Journal of Physical Chemistry A, Vol.113, No.17, 5000-5012, 2009
Conformational Effects on Excitonic Interactions in a Prototypical H-Bonded Bichromophore: Bis(2-hydroxyphenyl)methane
Laser-induced fluorescence, single-vibronic level fluorescence (SVLF), UV hole burning, and fluorescence dip infrared (FDIR) spectroscopy have been carried out on bis-(2-hydroxyphenyl)methane in order to characterize the ground-state and first excited-state vibronic spectroscopy of this model flexible bichromophore. These studies identified the presence of two conformational isomers. The FDIR spectra in the OH-stretch region determine that conformer A is an OH center dot center dot center dot O H-bonded conformer, while conformer B is a doubly OH center dot center dot center dot pi H-bonded conformer with C-2 symmetry. High-resolution ultraviolet spectra (similar to 50 MHz resolution) of a series of vibronic bands of both conformers confirm and refine these assignments. The transition dipole moment (TDM) direction in conformer A is consistent with electronic excitation that is primarily localized on the donor phenol ring. A tentative assignment of the S-1 origin is made to a set of transitions similar to 400 cm(-1) above S-1. In conformer B, the TDM direction firmly establishes C-2 symmetry for the conformer in its S-1 state and establishes the electronic excitation as delocalized over the two rings, as the lower member of an excitonic pair.
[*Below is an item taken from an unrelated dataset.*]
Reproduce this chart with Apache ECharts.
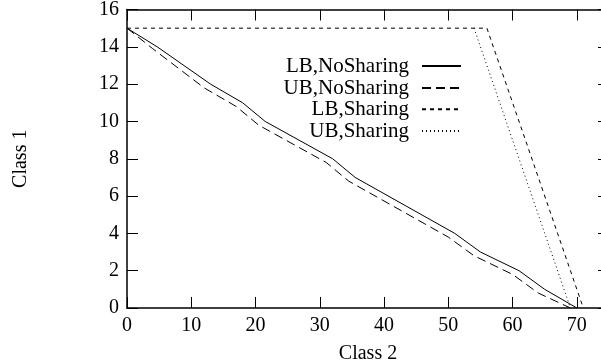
<!DOCTYPE html>
<html>
<head>
<meta charset="utf-8">
<script src="https://cdn.jsdelivr.net/npm/echarts@6/dist/echarts.min.js"></script>
<style>html,body{margin:0;padding:0;background:#fff}#c{width:601px;height:364px}</style>
</head>
<body>
<div id="c"></div>
<script>
// Data: [Class 2, Class 1]
var seriesNames = ['LB,NoSharing', 'UB,NoSharing', 'LB,Sharing', 'UB,Sharing'];
var lbNoSharing = [[0,15],[4.7,14],[13,12],[18,11],[21.5,10],[32,8],[35.5,7],[51,4],[55,3],[61,2],[65,1],[70,0]];
var ubNoSharing = [[0,15],[4,13.9],[12,11.8],[17,10.8],[20.5,9.8],[31,7.8],[34.5,6.8],[50,3.8],[54,2.8],[60,1.8],[64,0.8],[69,0]];
var lbSharing = [[0,15],[56,15],[71,0]];
var ubSharing = [[54,15],[69,0]];
var xTicks = [0,10,20,30,40,50,60,70];
var yTicks = [0,2,4,6,8,10,12,14,16];

var FONT = 'Liberation Serif';
var chart = echarts.init(document.getElementById('c'), null, {renderer: 'canvas'});
var dashes = ['solid', [9,5], [4,4], [1,3]];
var dataSets = [lbNoSharing, ubNoSharing, lbSharing, ubSharing];
var legendRows = [55.5, 77.5, 98.8, 120.5];

function mkAxis(type, pos, show, extra) {
  var a = {
    type: 'value', position: pos, min: 0,
    axisLine: {show: true, onZero: false, lineStyle: {color: '#000', width: 1.5}},
    axisTick: {show: true, inside: true, length: 11, lineStyle: {color: '#000', width: 1}},
    splitLine: {show: false},
    axisLabel: {show: show, color: '#000', fontFamily: FONT, fontSize: 20, showMaxLabel: type === 'x' ? false : true}
  };
  for (var k in extra) a[k] = extra[k];
  return a;
}

var option = {
  animation: false,
  backgroundColor: '#fff',
  grid: {left: 127, top: 9.5, width: 482, height: 298.5, containLabel: false, outerBoundsMode: 'none'},
  xAxis: [
    mkAxis('x', 'bottom', true, {max: 75, interval: 10, name: 'Class 2', nameLocation: 'middle', nameGap: 36,
      nameTextStyle: {color: '#000', fontFamily: FONT, fontSize: 20}}),
    mkAxis('x', 'top', false, {max: 75, interval: 10})
  ],
  yAxis: [
    mkAxis('y', 'left', true, {max: 16, interval: 2, name: 'Class 1', nameLocation: 'middle', nameGap: 96,
      nameTextStyle: {color: '#000', fontFamily: FONT, fontSize: 20}}),
    mkAxis('y', 'right', false, {max: 16, interval: 2})
  ],
  legend: seriesNames.map(function (n, i) {
    return {
      data: [n], right: 139, top: legendRows[i], padding: 0, align: 'right',
      itemWidth: 39, itemHeight: 10, selectedMode: false,
      itemStyle: {opacity: 0},
      textStyle: {color: '#000', fontFamily: FONT, fontSize: 21, padding: [0, 8, 0, 0]}
    };
  }),
  series: seriesNames.map(function (n, i) {
    return {
      name: n, type: 'line', data: dataSets[i], symbol: 'none', showSymbol: false,
      xAxisIndex: 0, yAxisIndex: 0,
      lineStyle: {color: '#000', width: 1, type: dashes[i]},
      itemStyle: {color: '#000'}
    };
  })
};
chart.setOption(option);
</script>
</body>
</html>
The S-2 state has not been clearly identified in the spectrum. Based on CIS calculations, the S-2 state is postulated to be several times weaker than S-1, making it difficult to identify, especially in the midst of overlap from vibronic bands due to conformer A. SVLF spectra show highly unusual vibronic intensity patterns, particularly in conformer B, which cannot be understood by simple harmonic Franck-Condon models, even in the presence of Duschinsky mixing. We postulate that these model flexible bichromophores have TDMs that are extraordinarily sensitive to the distance and orientation of the two aromatic rings, highlighting the need to map out the TDM surface and its dependence on the (up to) five torsional and bending coordinates in order to understand the observations.